Suwarni's son Sutejo Wirohutomo said some Chinese black teas could even be treated like wine.

"The longer they are kept, the better they will taste because they will have been through a longer process of oxidation. In Chinese tradition, tea also reflects respect. A family will serve its best tea or give it as a gift to a guest they really honour," he said.

Their tea shop boasts various kinds of Chinese tea, including green tea, white tea, ching or Oolong tea, red tea, black tea and floral tea. According to their advice, Oolong tea, red tea and black tea are best served in purple clay teapots, while others are best in porcelain teapots.
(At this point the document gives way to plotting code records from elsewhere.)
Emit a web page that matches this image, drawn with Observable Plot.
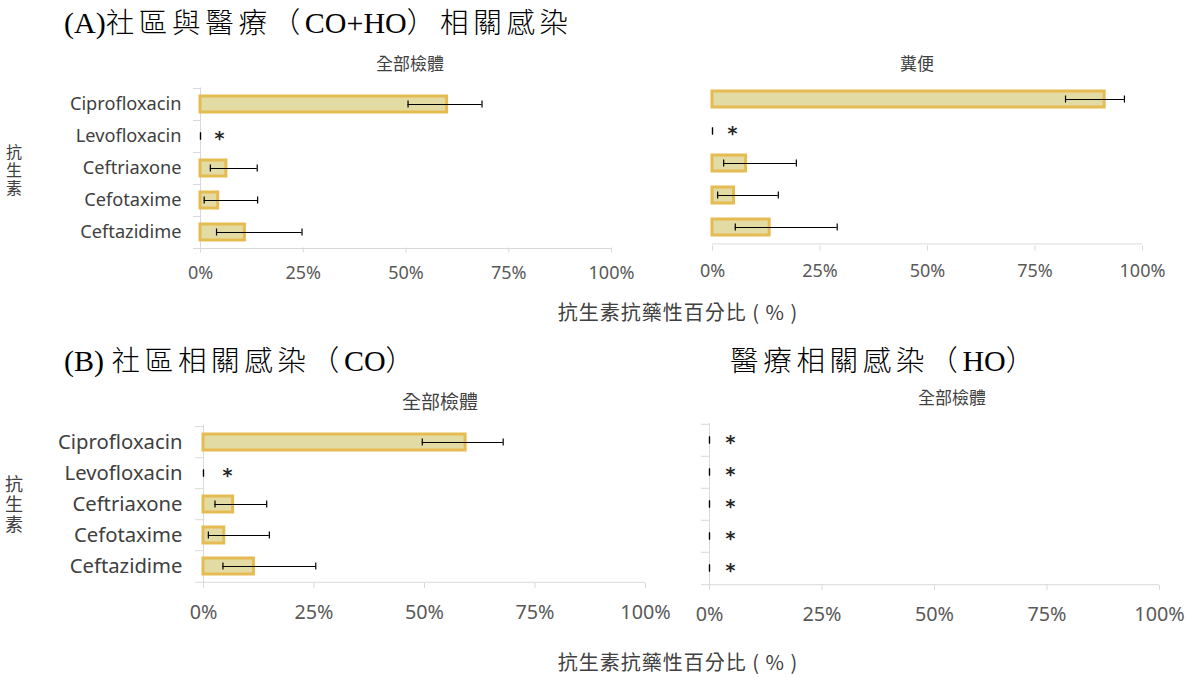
<!DOCTYPE html>
<html><head><meta charset="utf-8">
<script src="https://cdn.jsdelivr.net/npm/d3@7"></script>
<script src="https://cdn.jsdelivr.net/npm/@observablehq/plot@0.6"></script>
<style>
body{margin:0;background:#fff;}
#root{position:relative;width:1193px;height:677px;overflow:hidden;background:#fff;font-family:"Noto Sans","Noto Sans CJK TC",sans-serif;}
.t{position:absolute;white-space:nowrap;transform:translate(-50%,-50%);line-height:1;}
.title{position:absolute;white-space:nowrap;transform:translateY(-50%);color:#000;line-height:1;}
.title .lat{font-family:"Liberation Serif",serif;font-size:30px;letter-spacing:0;}
.title .cjk{font-family:"Noto Sans CJK TC",sans-serif;font-size:28.5px;font-weight:300;letter-spacing:4.7px;}
.sub{color:#404040;font-family:"Noto Sans CJK TC",sans-serif;}
.vert{writing-mode:vertical-rl;color:#404040;font-family:"Noto Sans CJK TC",sans-serif;}
.plot{position:absolute;}
</style></head><body><div id="root"></div>
<script>
// ---- data ----
const categories = ["Ciprofloxacin", "Levofloxacin", "Ceftriaxone", "Cefotaxime", "Ceftazidime"];
const tickValues = [0, 25, 50, 75, 100];

// (A) CO+HO, all specimens
const aAllValues = [60.0, 0, 6.3, 4.3, 10.8];
const aAllLow    = [50.5, 0, 2.4, 0.9, 3.9];
const aAllHigh   = [68.5, 0, 13.8, 13.9, 24.7];
const aAllStar   = [false, true, false, false, false];

// (A) CO+HO, stool
const aStoolValues = [91.2, 0, 7.8, 5.0, 13.3];
const aStoolLow    = [82.1, 0, 2.6, 1.2, 5.3];
const aStoolHigh   = [95.8, 0, 19.5, 15.3, 29.0];
const aStoolStar   = [false, true, false, false, false];

// (B) CO, all specimens
const bCoValues = [59.3, 0, 6.7, 4.7, 11.4];
const bCoLow    = [49.5, 0, 2.6, 1.1, 4.4];
const bCoHigh   = [67.8, 0, 14.3, 14.9, 25.4];
const bCoStar   = [false, true, false, false, false];

// HO, all specimens
const hoValues = [0, 0, 0, 0, 0];
const hoLow    = [0, 0, 0, 0, 0];
const hoHigh   = [0, 0, 0, 0, 0];
const hoStar   = [true, true, true, true, true];

// title pieces: [text, script]
const titleA = [["(A)", "lat"], ["社區與醫療（", "cjk"], ["CO+HO", "lat"], ["）相關感染", "cjk"]];
const titleB = [["(B) ", "lat"], ["社區相關感染（", "cjk"], ["CO", "lat"], ["）", "cjk"]];
const titleHO = [["醫療相關感染（", "cjk"], ["HO", "lat"], ["）", "cjk"]];

const root = document.getElementById("root");

function addText(cls, txt, x, y, style) {
  const d = document.createElement("div");
  d.className = cls;
  d.textContent = txt;
  d.style.left = x + "px";
  d.style.top = y + "px";
  Object.assign(d.style, style || {});
  root.appendChild(d);
}
function addTitle(pieces, x, y) {
  const d = document.createElement("div");
  d.className = "title";
  d.style.left = x + "px";
  d.style.top = y + "px";
  for (const [txt, cls] of pieces) {
    const s = document.createElement("span");
    s.className = cls;
    s.textContent = txt;
    d.appendChild(s);
  }
  root.appendChild(d);
}

function panel(cfg) {
  const rows = categories.map((c, i) => ({c, v: cfg.values[i], lo: cfg.low[i], hi: cfg.high[i], star: cfg.star[i]}));
  const half = (cfg.height - cfg.mt - cfg.mb) / 10;
  const grey = "#d9d9d9";
  const marks = [];
  if (cfg.yLine) {
    marks.push(Plot.ruleX([0], {stroke: grey, strokeWidth: 1}));
    marks.push(Plot.ruleY(categories, {y: d => d, x1: 0, x2: 0, dy: -half, insetLeft: -cfg.tick, stroke: grey}));
  }
  marks.push(Plot.ruleY([categories[categories.length - 1]], {y: d => d, dy: half, insetLeft: cfg.yLine ? -cfg.tick : 0, stroke: grey}));
  marks.push(Plot.barX(rows.filter(d => d.v > 0), {x: "v", y: "c", fill: "#e3dba4", stroke: "#e6bb52", strokeWidth: 3}));
  marks.push(Plot.ruleY(rows, {y: "c", x1: "lo", x2: "hi", stroke: "#000", strokeWidth: 1}));
  marks.push(Plot.tickX(rows, {x: "lo", y: "c", insetTop: 4.5, insetBottom: 4.5, stroke: "#000", strokeWidth: 1.2}));
  marks.push(Plot.tickX(rows, {x: "hi", y: "c", insetTop: 4.5, insetBottom: 4.5, stroke: "#000", strokeWidth: 1.2}));
  marks.push(Plot.text(rows.filter(d => d.star), {x: "v", y: "c", text: () => "*", dx: cfg.starDx, dy: 2.5, fontSize: 19, fontWeight: "bold", fill: "#262626", fontFamily: "DejaVu Sans"}));
  marks.push(Plot.axisX({ticks: tickValues, tickFormat: d => d + "%", tickSize: 5, tickPadding: cfg.xPad, stroke: grey, fill: "#595959", fontSize: cfg.xfs, label: null}));
  if (cfg.yLabels) {
    marks.push(Plot.axisY({tickSize: 0, tickPadding: cfg.yPad, fill: "#404040", fontSize: cfg.yfs, label: null}));
  }
  const chart = Plot.plot({
    width: cfg.width, height: cfg.height,
    marginLeft: cfg.ml, marginRight: cfg.mr, marginTop: cfg.mt, marginBottom: cfg.mb,
    x: {domain: [0, 100]},
    y: Object.assign({domain: categories, paddingInner: 0.5, paddingOuter: 0.25}, cfg.yLabels ? {} : {axis: null}),
    style: {fontFamily: '"Noto Sans", sans-serif', overflow: "visible", background: "transparent"},
    marks
  });
  chart.classList.add("plot");
  chart.style.left = cfg.left + "px";
  chart.style.top = cfg.top + "px";
  root.appendChild(chart);
}

// A left: x 200..611, y 87.5..247.5
panel({values: aAllValues, low: aAllLow, high: aAllHigh, star: aAllStar,
  left: 0, top: 60, width: 640, height: 230, ml: 200, mr: 29, mt: 27.5, mb: 42.5,
  yLine: true, tick: 7, yLabels: true, yPad: 19, yfs: 18.2, xPad: 13, xfs: 18, starDx: 19});
// A right: x 712..1142, y 81..245.5
panel({values: aStoolValues, low: aStoolLow, high: aStoolHigh, star: aStoolStar,
  left: 650, top: 60, width: 540, height: 230, ml: 62, mr: 48, mt: 21, mb: 44.5,
  yLine: false, tick: 0, yLabels: false, xPad: 13, xfs: 18, starDx: 20});
// B left: x 203..645, y 425..583
panel({values: bCoValues, low: bCoLow, high: bCoHigh, star: bCoStar,
  left: 0, top: 400, width: 660, height: 230, ml: 203, mr: 15, mt: 25, mb: 47,
  yLine: true, tick: 8, yLabels: true, yPad: 21, yfs: 20.3, xPad: 16, xfs: 19.8, starDx: 24});
// B right: x 709..1159, y 423..585
panel({values: hoValues, low: hoLow, high: hoHigh, star: hoStar,
  left: 660, top: 400, width: 533, height: 230, ml: 49, mr: 34, mt: 23, mb: 45,
  yLine: true, tick: 8, yLabels: false, xPad: 16, xfs: 19.8, starDx: 21});

// ---- texts ----
addTitle(titleA, 64, 22);
addTitle(titleB, 64, 360);
addTitle(titleHO, 730, 360);
addText("t sub", "全部檢體", 410, 62, {fontSize: "17px"});
addText("t sub", "糞便", 917, 62, {fontSize: "17px"});
addText("t sub", "全部檢體", 440, 400, {fontSize: "19px"});
addText("t sub", "全部檢體", 952, 396, {fontSize: "17px"});
addText("t vert", "抗生素", 14, 171, {fontSize: "16px", letterSpacing: "2px"});
addText("t vert", "抗生素", 14, 505, {fontSize: "18px", letterSpacing: "2px"});
addText("t sub", "抗生素抗藥性百分比 ( % )", 678, 312, {fontSize: "20px", letterSpacing: "1px"});
addText("t sub", "抗生素抗藥性百分比 ( % )", 678, 662, {fontSize: "20px", letterSpacing: "1px"});
</script>
</body></html>
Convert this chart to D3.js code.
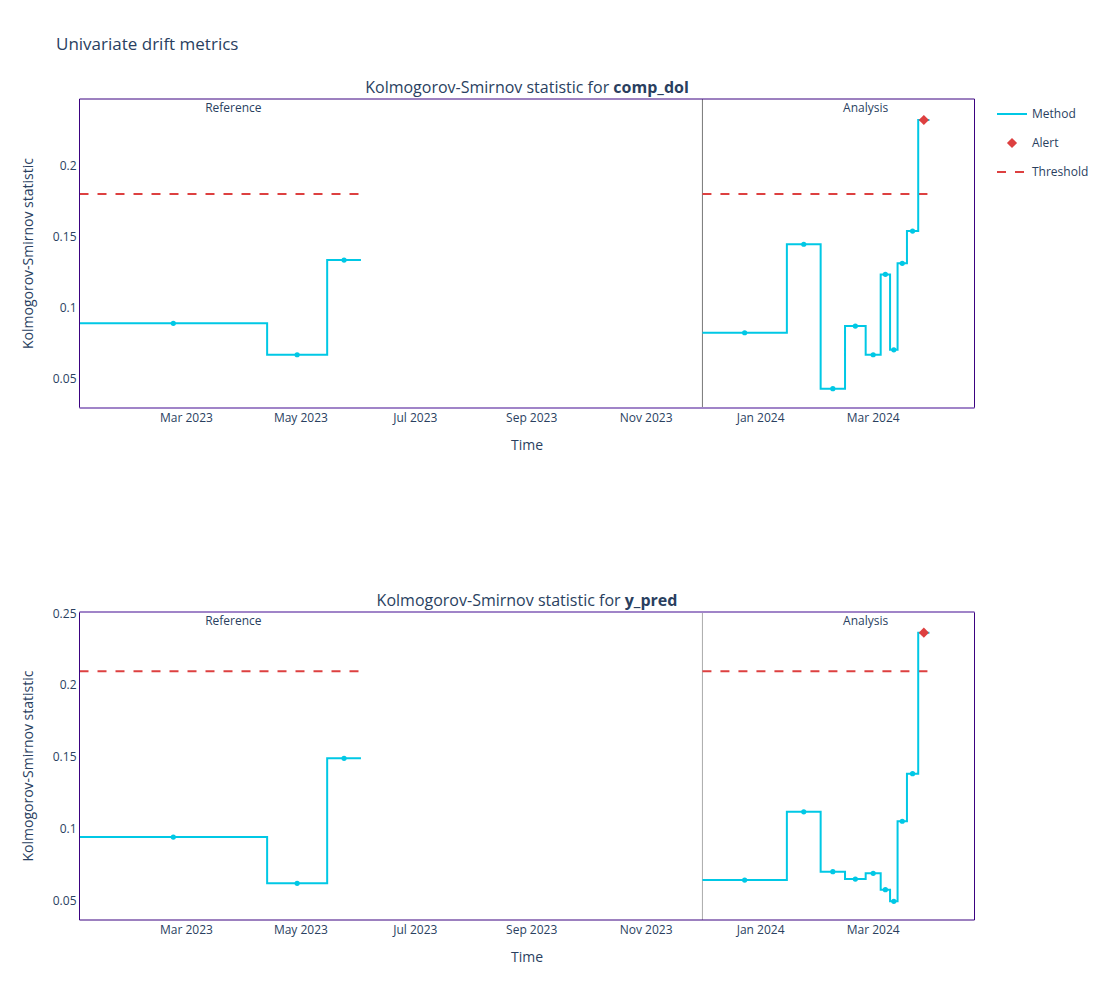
<!DOCTYPE html>
<html>
<head>
<meta charset="utf-8">
<script src="https://cdn.jsdelivr.net/npm/d3@7"></script>
<style>
  body { margin: 0; background: #fff; }
  svg text { font-family: "Open Sans", "Noto Sans", sans-serif; fill: #2a3f5f; }
</style>
</head>
<body>
<svg id="chart" width="1106" height="1000"></svg>
<script>
// chunk edges (start of each chunk, plus end of the last one)
const refEdges = ["2023-01-03", "2023-04-13", "2023-05-15", "2023-06-02"];
const anaEdges = ["2023-12-01", "2024-01-15", "2024-02-02", "2024-02-15", "2024-02-26",
                  "2024-03-05", "2024-03-10", "2024-03-14", "2024-03-19", "2024-03-25", "2024-03-31"];
const xRange = ["2023-01-03", "2024-04-24"];
const xTickDates = ["2023-03-01", "2023-05-01", "2023-07-01", "2023-09-01", "2023-11-01", "2024-01-01", "2024-03-01"];
const xTickLabels = ["Mar 2023", "May 2023", "Jul 2023", "Sep 2023", "Nov 2023", "Jan 2024", "Mar 2024"];
const periodLabelDates = ["2023-03-26", "2024-02-26"];
const periodLabels = ["Reference", "Analysis"];

// KS statistic per chunk
const compDolRef = [0.0892, 0.0671, 0.1338];
const compDolAna = [0.0826, 0.1449, 0.0432, 0.0873, 0.0671, 0.1237, 0.0706, 0.1315, 0.1542, 0.2324];
const compDolThreshold = 0.1803;
const yPredRef = [0.0943, 0.0621, 0.1491];
const yPredAna = [0.0644, 0.1119, 0.0702, 0.0651, 0.0691, 0.0577, 0.0496, 0.1053, 0.1384, 0.2365];
const yPredThreshold = 0.2096;

const yTicksTop = [0.05, 0.1, 0.15, 0.2];
const yTicksBottom = [0.05, 0.1, 0.15, 0.2, 0.25];

const panels = [
  { name: "comp_dol", ref: compDolRef, ana: compDolAna, thr: compDolThreshold,
    top: 99, bottom: 408, ydom: [0.0296, 0.2472], ticks: yTicksTop, sepColor: "#777" },
  { name: "y_pred", ref: yPredRef, ana: yPredAna, thr: yPredThreshold,
    top: 612, bottom: 920, ydom: [0.0366, 0.2509], ticks: yTicksBottom, sepColor: "#aaa" }
];

const svg = d3.select("#chart");
const left = 79.5, right = 974.5;
const lineColor = "#00c8e5", alertColor = "#dd4040";
const darkBorder = "#3b0280", lightBorder = "#a084c8";

const x = d3.scaleUtc().domain(xRange.map(d => new Date(d))).range([left, right]);

svg.append("text").attr("x", 56).attr("y", 50).style("font-size", "17px").text("Univariate drift metrics");

panels.forEach((p, i) => {
  const y = d3.scaleLinear().domain(p.ydom).range([p.bottom, p.top]);
  const g = svg.append("g");
  const midX = (left + right) / 2;

  // subplot title
  const t = g.append("text").attr("x", midX).attr("y", p.top - 6)
    .attr("text-anchor", "middle").style("font-size", "16px");
  t.append("tspan").text("Kolmogorov-Smirnov statistic for ");
  t.append("tspan").style("font-weight", "bold").text(p.name);

  // y axis ticks
  const ya = d3.axisLeft(y).tickValues(p.ticks).tickSize(0).tickPadding(3).tickFormat(d3.format("~g"));
  const yg = g.append("g").attr("transform", `translate(${left},0)`).call(ya);
  yg.select(".domain").remove();
  yg.selectAll("text").style("font-size", "12px").attr("fill", "#2a3f5f");

  // x axis ticks
  g.selectAll(".xt").data(xTickDates).enter().append("text")
    .attr("x", d => x(new Date(d))).attr("y", p.bottom + 14)
    .attr("text-anchor", "middle").style("font-size", "12px")
    .text((d, k) => xTickLabels[k]);

  // axis titles
  g.append("text").attr("x", midX).attr("y", p.bottom + 42)
    .attr("text-anchor", "middle").style("font-size", "14px").text("Time");
  g.append("text").attr("transform", `translate(33,${(p.top + p.bottom) / 2}) rotate(-90)`)
    .attr("text-anchor", "middle").style("font-size", "14px").text("Kolmogorov-Smirnov statistic");

  // separator between reference and analysis
  const sx = x(new Date(anaEdges[0]));
  g.append("line").attr("x1", sx).attr("x2", sx).attr("y1", p.top).attr("y2", p.bottom)
    .attr("stroke", p.sepColor).attr("stroke-width", 1);

  // period labels
  g.selectAll(".pl").data(periodLabelDates).enter().append("text")
    .attr("x", d => x(new Date(d))).attr("y", p.top + 13)
    .attr("text-anchor", "middle").style("font-size", "12px")
    .text((d, k) => periodLabels[k]);

  [[refEdges, p.ref], [anaEdges, p.ana]].forEach(([edges, vals]) => {
    const ed = edges.map(d => new Date(d));
    const chunks = vals.map((v, k) => ({ s: ed[k], e: ed[k + 1], v: v, m: new Date((+ed[k] + +ed[k + 1]) / 2) }));

    // threshold
    g.append("line").attr("x1", x(ed[0])).attr("x2", x(ed[ed.length - 1]))
      .attr("y1", y(p.thr)).attr("y2", y(p.thr))
      .attr("stroke", alertColor).attr("stroke-width", 2).attr("stroke-dasharray", "9,9");

    // step line
    const pts = [];
    chunks.forEach(c => { pts.push([x(c.s), y(c.v)]); pts.push([x(c.e), y(c.v)]); });
    g.append("path").attr("d", d3.line()(pts)).attr("fill", "none")
      .attr("stroke", lineColor).attr("stroke-width", 2);

    // markers
    g.selectAll(null).data(chunks.filter(c => c.v <= p.thr)).enter().append("circle")
      .attr("cx", c => x(c.m)).attr("cy", c => y(c.v)).attr("r", 2.6).attr("fill", lineColor);
    g.selectAll(null).data(chunks.filter(c => c.v > p.thr)).enter().append("path")
      .attr("d", d3.symbol(d3.symbolSquare, 52)())
      .attr("transform", c => `translate(${x(c.m)},${y(c.v)}) rotate(45)`)
      .attr("fill", alertColor);
  });

  // plot border
  g.append("line").attr("x1", left).attr("x2", left).attr("y1", p.top).attr("y2", p.bottom).attr("stroke", darkBorder);
  g.append("line").attr("x1", right).attr("x2", right).attr("y1", p.top).attr("y2", p.bottom).attr("stroke", darkBorder);
  g.append("line").attr("x1", left).attr("x2", right).attr("y1", p.top).attr("y2", p.top)
    .attr("stroke", i === 0 ? darkBorder : lightBorder).attr("stroke-width", i === 0 ? 1 : 2);
  g.append("line").attr("x1", left).attr("x2", right).attr("y1", p.bottom).attr("y2", p.bottom)
    .attr("stroke", i === 0 ? lightBorder : darkBorder).attr("stroke-width", i === 0 ? 2 : 1);
});

// legend
const lg = svg.append("g").attr("transform", "translate(997,114)");
lg.append("line").attr("x1", 0).attr("x2", 30).attr("y1", 0).attr("y2", 0).attr("stroke", lineColor).attr("stroke-width", 2);
lg.append("text").attr("x", 35).attr("y", 4).style("font-size", "12px").text("Method");
lg.append("path").attr("d", d3.symbol(d3.symbolSquare, 52)()).attr("transform", "translate(15,29) rotate(45)").attr("fill", alertColor);
lg.append("text").attr("x", 35).attr("y", 33).style("font-size", "12px").text("Alert");
lg.append("line").attr("x1", 0).attr("x2", 30).attr("y1", 58).attr("y2", 58).attr("stroke", alertColor)
  .attr("stroke-width", 2).attr("stroke-dasharray", "9,9");
lg.append("text").attr("x", 35).attr("y", 62).style("font-size", "12px").text("Threshold");
</script>
</body>
</html>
Kridoyono Handaruroso, a research and development officer at the PT Pagilaran tea plantation, which is owned by Gadjah Mada University's Faculty of Agriculture, said areas of Indonesia generally have their own preferences for tea products.

His company, he said, does not make products from its own tea. It sells dried tea to companies known as packers, which blend various teas and additional fragrant elements such as jasmine and vanilla.

"These packers are the ones that reach the customers. They develop their own signature taste and colour, which makes their brand distinctive," Kridoyono told the Post.

He said people in Sumatra, for example, love vanilla-flavored black tea, while people in Central Java prefer jasmine black tea.

One of the little-known tea products that was introduced during the festival was white tea, which is literally white in colour.

Kridoyono said white tea was his company's most expensive product because it came from plants' youngest buds and leaves, which are hand-picked in parts of the company's 115-year-old tea plantation. Some plantations, he said, use scissors because they can not afford the cost of hand pickers.

"This white tea has the highest value because the best nutrition is located in the buds. Every hectare of tea plantation only produces two kilograms of white tea. One kilogram of white tea now costs between Rp 2 million [US$167] and Rp 2.5 million," he said.

He said most Indonesians drank black tea because Dutch businesspeople cultivated black tea in Indonesia and sold it to European countries in the past. According to tea company PT Sinar Sosro, tea was first introduced to Indonesia in 1684 when a German named Andreas Cleyer brought tea seeds from Japan to grow decorative plants in Jakarta.

Tea became a commodity in the Dutch's cultural system in 1828 during the administration of governor Johannes van den Bosch.